Dr. Tomes, a school psychologist and professor, says bullies aren't just limited to the schoolyard anymore, and kids of any age or place can fall victim.
But there signs adults can look for:
*For teachers: Is the student engaged in class - or is he or she withdrawn? Bullied kids tend to isolate themselves.
* For parents: Does your child make friends in class? And what kind of information do they share about their school contacts?
"If you hear a student mentioning a name over and over again, and when they mention that name, anxiety begins to rise in that student, that also could be an indicator," says Dr. Tomes.
These days, nearly every child is "wired" to the electronic world in their school and social lives.
But parents should keep an eye on how the technology being used.
Dr. Tomes says it could be a sign of cyberbullying.

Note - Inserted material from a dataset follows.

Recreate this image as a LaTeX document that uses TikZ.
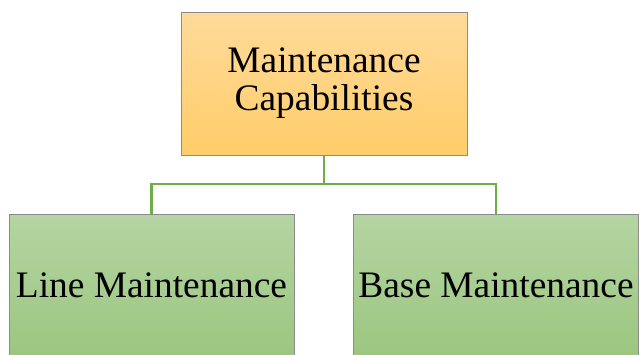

"When your son or daughter arrives home, do they automatically go to their computer, or go to the cell phone?"
Boys who bully will be physically aggressive, but girls will be cyberbullies more often.
If you think your child is being bullied, document any suspicious- type events, or changes in your child's emotions & behavior.
Then go to the school principal.
"One of the ways you can craft this is - because I want the best for my son as far as his or her academic ability. This may by impeding their ability to learn," he says.
Dr. Tomes says it's important to understand that bullies have usually been bullies themselves.
"We in psychology talk about 'hurt people hurt people,'" he notes. "So they are inflicting their aggression onto another individual."
A child could be a bully if:
*Do they talk about others in a negative way? Do they talk about doing something to someone else?
*Do they have difficulty making friends? Do other children avoid them?
He says parents should set the tone for the school year now. Let your child know you are on their side.
And don't feel like you are "interfering." Protecting your child is a parent's job.